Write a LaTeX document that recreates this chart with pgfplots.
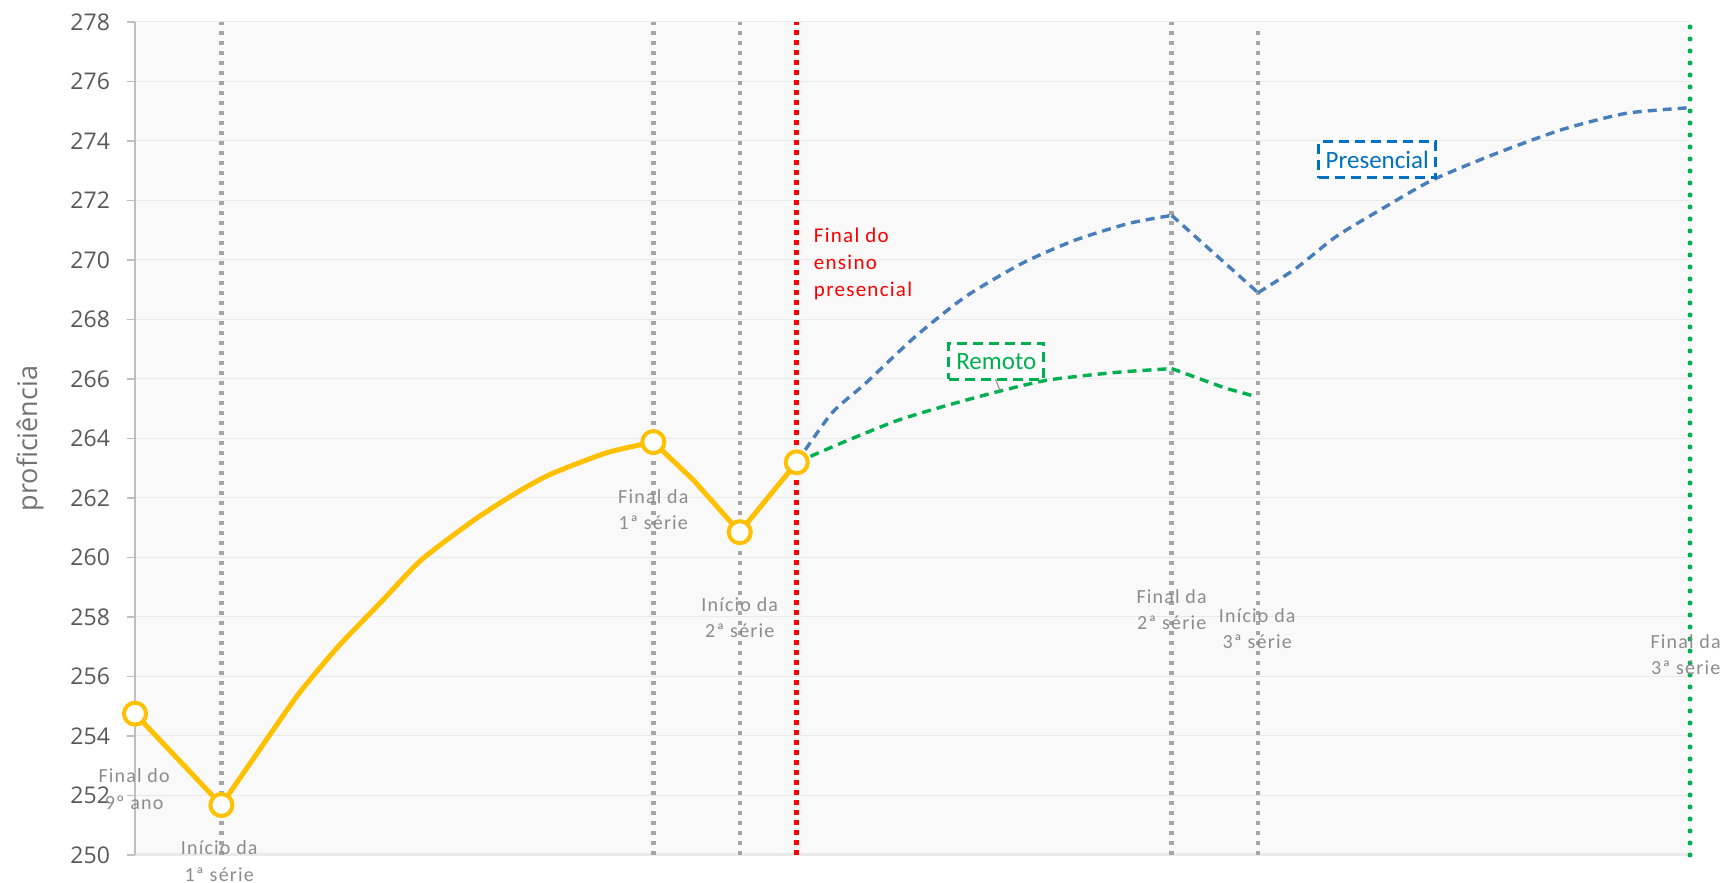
\documentclass[border=0pt]{standalone}
\usepackage{fontspec}
\setmainfont{Carlito}
\newfontfamily\tickfont{Open Sans}
\newfontfamily\lab[LetterSpace=6]{Carlito}
\usepackage{pgfplots}
\pgfplotsset{compat=1.18}

\definecolor{amarelo}{HTML}{FFC000}
\definecolor{azul}{HTML}{4A7EBB}
\definecolor{azultxt}{HTML}{0070C0}
\definecolor{verde}{HTML}{00B050}
\definecolor{vermelho}{HTML}{FF0000}
\definecolor{cinza}{HTML}{A5A5A5}
\definecolor{cinzatxt}{HTML}{8C8C8C}
\definecolor{ticktxt}{HTML}{595959}
\definecolor{fundo}{HTML}{F9F9F9}
\definecolor{grade}{HTML}{EAEAEA}
\definecolor{eixo}{HTML}{BFBFBF}

\begin{document}
\begin{tikzpicture}
\useasboundingbox (0,0) rectangle (862pt,441.5pt);
\begin{axis}[
    at={(67.5pt,14pt)}, anchor=south west,
    scale only axis,
    width=777.5pt, height=416.5pt,
    xmin=0, xmax=36, ymin=250, ymax=278,
    xtick=\empty,
    ytick={250,252,...,278},
    axis x line*=bottom, axis y line*=left,
    axis line style={-},
    x axis line style={draw=grade, line width=1.5pt},
    y axis line style={draw=eixo, line width=0.6pt},
    tick align=outside, major tick length=4pt,
    tick style={draw=eixo, line width=0.6pt},
    ymajorgrids, grid style={draw=grade, line width=0.5pt},
    axis background/.style={fill=fundo},
    /pgf/number format/assume math mode=true,
    yticklabel style={font=\tickfont\fontsize{11.5}{12}\selectfont, text=ticktxt, xshift=-5pt},
    ylabel={proficiência},
    ylabel style={font=\tickfont\fontsize{13.5}{14}\selectfont, text=ticktxt!85,
        at={(axis description cs:-0.0675,0.5)}, anchor=center},
    clip=false,
    serie/.style={line width=1.7pt, dash pattern=on 4.5pt off 3pt, smooth, tension=0.4},
    cinzav/.style={cinza, line width=2.2pt, dash pattern=on 2.2pt off 2.8pt},
]
% linhas de referencia
\addplot[cinzav] coordinates {(2,250) (2,278)};
\addplot[cinzav] coordinates {(12,250) (12,278)};
\addplot[cinzav] coordinates {(14,250) (14,278)};
\addplot[cinzav] coordinates {(24,250) (24,278)};
\addplot[cinzav] coordinates {(26,250) (26,277.8)};

% presencial
\addplot[azul, serie] coordinates {
(15.32,263.2) (16.13,264.85) (16.91,265.85) (18.06,267.42) (19.22,268.76)
(20.54,269.89) (21.77,270.67) (23.01,271.23) (24.0,271.5)};
\addplot[azul, serie, sharp plot] coordinates {(24.0,271.5) (26.0,268.9)};
\addplot[azul, serie] coordinates {
(26.0,268.9) (26.87,269.71) (27.80,270.78) (28.88,271.73) (30.04,272.69)
(31.51,273.58) (33.05,274.39) (34.52,274.93) (36,275.12)};

% remoto
\addplot[verde, serie] coordinates {
(15.32,263.2) (16.52,263.95) (17.68,264.62) (18.84,265.13) (20.07,265.61)
(21.16,265.97) (22.70,266.22) (24.0,266.35)};
\addplot[verde, serie, sharp plot] coordinates {(24.0,266.35) (25.25,265.69) (25.95,265.41)};

% observado
\addplot[amarelo, line width=2.5pt, line join=round] coordinates {
(0,254.75) (2,251.68)};
\addplot[amarelo, line width=2.5pt, smooth, tension=0.4] coordinates {
(2,251.68) (2.77,253.3) (3.77,255.38) (4.70,257.0) (5.70,258.51)
(6.63,259.92) (7.87,261.28) (8.87,262.21) (9.64,262.81) (10.92,263.52)
(12,263.88)};
\addplot[amarelo, line width=2.5pt, line join=round] coordinates {
(12,263.88) (12.93,262.6) (14,260.85) (15.32,263.2)};
\addplot[only marks, mark=*, mark size=5.5pt,
    mark options={draw=amarelo, fill=white, line width=2pt}] coordinates {
(0,254.75) (2,251.68) (12,263.88) (14,260.85) (15.32,263.2)};

\addplot[vermelho, line width=2.5pt, dash pattern=on 2.5pt off 2.5pt] coordinates {(15.32,250) (15.32,278)};
\addplot[verde, line width=2.5pt, line cap=round, dash pattern=on 0pt off 6pt] coordinates {(36,250) (36,278)};

% rotulos
\begin{scope}[every node/.style={font=\lab\fontsize{10}{13.2}\selectfont, text=cinzatxt, align=center, inner sep=0pt}]
\node at (axis cs:-0.02,252.22) {Final do\\9º ano};
\node at (axis cs:1.95,249.8) {Início da\\1ª série};
\node at (axis cs:12.0,261.61) {Final da\\1ª série};
\node at (axis cs:14.0,257.97) {Início da\\2ª série};
\node at (axis cs:24.0,258.24) {Final da\\2ª série};
\node at (axis cs:25.98,257.6) {Início da\\3ª série};
\node at (axis cs:35.9,256.73) {Final da\\3ª série};
\end{scope}
\node[font=\lab\fontsize{10.5}{13.3}\selectfont, text=vermelho, align=left, anchor=west, inner sep=0pt]
    at (axis cs:15.71,269.87) {Final do\\ensino\\presencial};

\draw[cinzatxt, line width=0.5pt] (axis cs:19.92,266.0) -- (axis cs:20.03,265.6);
\node[draw=verde, fill=white, line width=1.5pt, dash pattern=on 5pt off 3pt,
    font=\fontsize{12.5}{13}\selectfont, text=verde,
    minimum width=47.5pt, minimum height=18pt, inner sep=1pt]
    at (axis cs:19.94,266.6) {Remoto};
\node[draw=azultxt, fill=white, line width=1.5pt, dash pattern=on 5pt off 3pt,
    font=\fontsize{12.5}{13}\selectfont, text=azultxt,
    minimum width=58.5pt, minimum height=18pt, inner sep=1pt]
    at (axis cs:28.76,273.37) {Presencial};
\end{axis}
\end{tikzpicture}
\end{document}
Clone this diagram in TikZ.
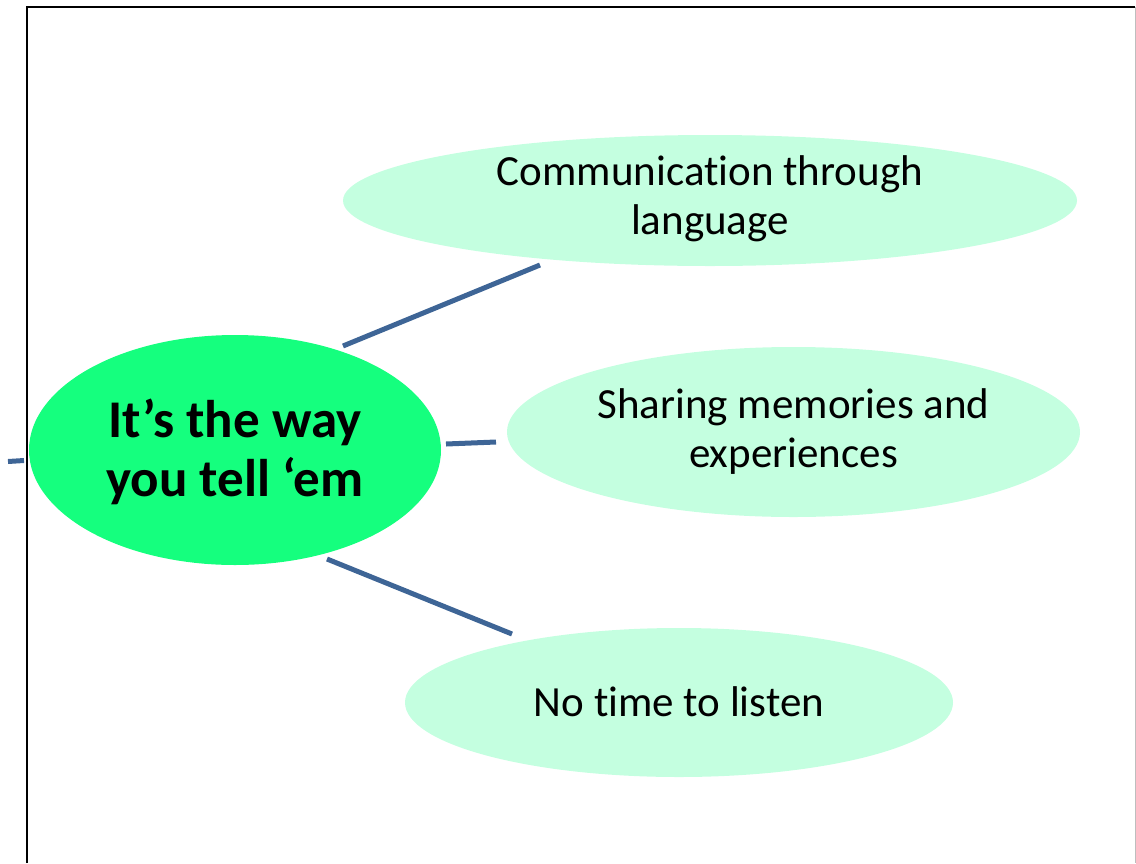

_YOUR GOAL_: Omit the pictures, and quote the material above exactly as given.

_WORKED ANSWER_:
Write a LaTeX document that recreates this chart with pgfplots.
\documentclass[border=0pt]{standalone}
\usepackage{fontspec}
\setmainfont{Carlito}
\newfontfamily\tickfont{Open Sans}
\newfontfamily\lab[LetterSpace=6]{Carlito}
\usepackage{pgfplots}
\pgfplotsset{compat=1.18}

\definecolor{amarelo}{HTML}{FFC000}
\definecolor{azul}{HTML}{4A7EBB}
\definecolor{azultxt}{HTML}{0070C0}
\definecolor{verde}{HTML}{00B050}
\definecolor{vermelho}{HTML}{FF0000}
\definecolor{cinza}{HTML}{A5A5A5}
\definecolor{cinzatxt}{HTML}{8C8C8C}
\definecolor{ticktxt}{HTML}{595959}
\definecolor{fundo}{HTML}{F9F9F9}
\definecolor{grade}{HTML}{EAEAEA}
\definecolor{eixo}{HTML}{BFBFBF}

\begin{document}
\begin{tikzpicture}
\useasboundingbox (0,0) rectangle (862pt,441.5pt);
\begin{axis}[
    at={(67.5pt,14pt)}, anchor=south west,
    scale only axis,
    width=777.5pt, height=416.5pt,
    xmin=0, xmax=36, ymin=250, ymax=278,
    xtick=\empty,
    ytick={250,252,...,278},
    axis x line*=bottom, axis y line*=left,
    axis line style={-},
    x axis line style={draw=grade, line width=1.5pt},
    y axis line style={draw=eixo, line width=0.6pt},
    tick align=outside, major tick length=4pt,
    tick style={draw=eixo, line width=0.6pt},
    ymajorgrids, grid style={draw=grade, line width=0.5pt},
    axis background/.style={fill=fundo},
    /pgf/number format/assume math mode=true,
    yticklabel style={font=\tickfont\fontsize{11.5}{12}\selectfont, text=ticktxt, xshift=-5pt},
    ylabel={proficiência},
    ylabel style={font=\tickfont\fontsize{13.5}{14}\selectfont, text=ticktxt!85,
        at={(axis description cs:-0.0675,0.5)}, anchor=center},
    clip=false,
    serie/.style={line width=1.7pt, dash pattern=on 4.5pt off 3pt, smooth, tension=0.4},
    cinzav/.style={cinza, line width=2.2pt, dash pattern=on 2.2pt off 2.8pt},
]
% linhas de referencia
\addplot[cinzav] coordinates {(2,250) (2,278)};
\addplot[cinzav] coordinates {(12,250) (12,278)};
\addplot[cinzav] coordinates {(14,250) (14,278)};
\addplot[cinzav] coordinates {(24,250) (24,278)};
\addplot[cinzav] coordinates {(26,250) (26,277.8)};

% presencial
\addplot[azul, serie] coordinates {
(15.32,263.2) (16.13,264.85) (16.91,265.85) (18.06,267.42) (19.22,268.76)
(20.54,269.89) (21.77,270.67) (23.01,271.23) (24.0,271.5)};
\addplot[azul, serie, sharp plot] coordinates {(24.0,271.5) (26.0,268.9)};
\addplot[azul, serie] coordinates {
(26.0,268.9) (26.87,269.71) (27.80,270.78) (28.88,271.73) (30.04,272.69)
(31.51,273.58) (33.05,274.39) (34.52,274.93) (36,275.12)};

% remoto
\addplot[verde, serie] coordinates {
(15.32,263.2) (16.52,263.95) (17.68,264.62) (18.84,265.13) (20.07,265.61)
(21.16,265.97) (22.70,266.22) (24.0,266.35)};
\addplot[verde, serie, sharp plot] coordinates {(24.0,266.35) (25.25,265.69) (25.95,265.41)};

% observado
\addplot[amarelo, line width=2.5pt, line join=round] coordinates {
(0,254.75) (2,251.68)};
\addplot[amarelo, line width=2.5pt, smooth, tension=0.4] coordinates {
(2,251.68) (2.77,253.3) (3.77,255.38) (4.70,257.0) (5.70,258.51)
(6.63,259.92) (7.87,261.28) (8.87,262.21) (9.64,262.81) (10.92,263.52)
(12,263.88)};
\addplot[amarelo, line width=2.5pt, line join=round] coordinates {
(12,263.88) (12.93,262.6) (14,260.85) (15.32,263.2)};
\addplot[only marks, mark=*, mark size=5.5pt,
    mark options={draw=amarelo, fill=white, line width=2pt}] coordinates {
(0,254.75) (2,251.68) (12,263.88) (14,260.85) (15.32,263.2)};

\addplot[vermelho, line width=2.5pt, dash pattern=on 2.5pt off 2.5pt] coordinates {(15.32,250) (15.32,278)};
\addplot[verde, line width=2.5pt, line cap=round, dash pattern=on 0pt off 6pt] coordinates {(36,250) (36,278)};

% rotulos
\begin{scope}[every node/.style={font=\lab\fontsize{10}{13.2}\selectfont, text=cinzatxt, align=center, inner sep=0pt}]
\node at (axis cs:-0.02,252.22) {Final do\\9º ano};
\node at (axis cs:1.95,249.8) {Início da\\1ª série};
\node at (axis cs:12.0,261.61) {Final da\\1ª série};
\node at (axis cs:14.0,257.97) {Início da\\2ª série};
\node at (axis cs:24.0,258.24) {Final da\\2ª série};
\node at (axis cs:25.98,257.6) {Início da\\3ª série};
\node at (axis cs:35.9,256.73) {Final da\\3ª série};
\end{scope}
\node[font=\lab\fontsize{10.5}{13.3}\selectfont, text=vermelho, align=left, anchor=west, inner sep=0pt]
    at (axis cs:15.71,269.87) {Final do\\ensino\\presencial};

\draw[cinzatxt, line width=0.5pt] (axis cs:19.92,266.0) -- (axis cs:20.03,265.6);
\node[draw=verde, fill=white, line width=1.5pt, dash pattern=on 5pt off 3pt,
    font=\fontsize{12.5}{13}\selectfont, text=verde,
    minimum width=47.5pt, minimum height=18pt, inner sep=1pt]
    at (axis cs:19.94,266.6) {Remoto};
\node[draw=azultxt, fill=white, line width=1.5pt, dash pattern=on 5pt off 3pt,
    font=\fontsize{12.5}{13}\selectfont, text=azultxt,
    minimum width=58.5pt, minimum height=18pt, inner sep=1pt]
    at (axis cs:28.76,273.37) {Presencial};
\end{axis}
\end{tikzpicture}
\end{document}
Clone this diagram in TikZ.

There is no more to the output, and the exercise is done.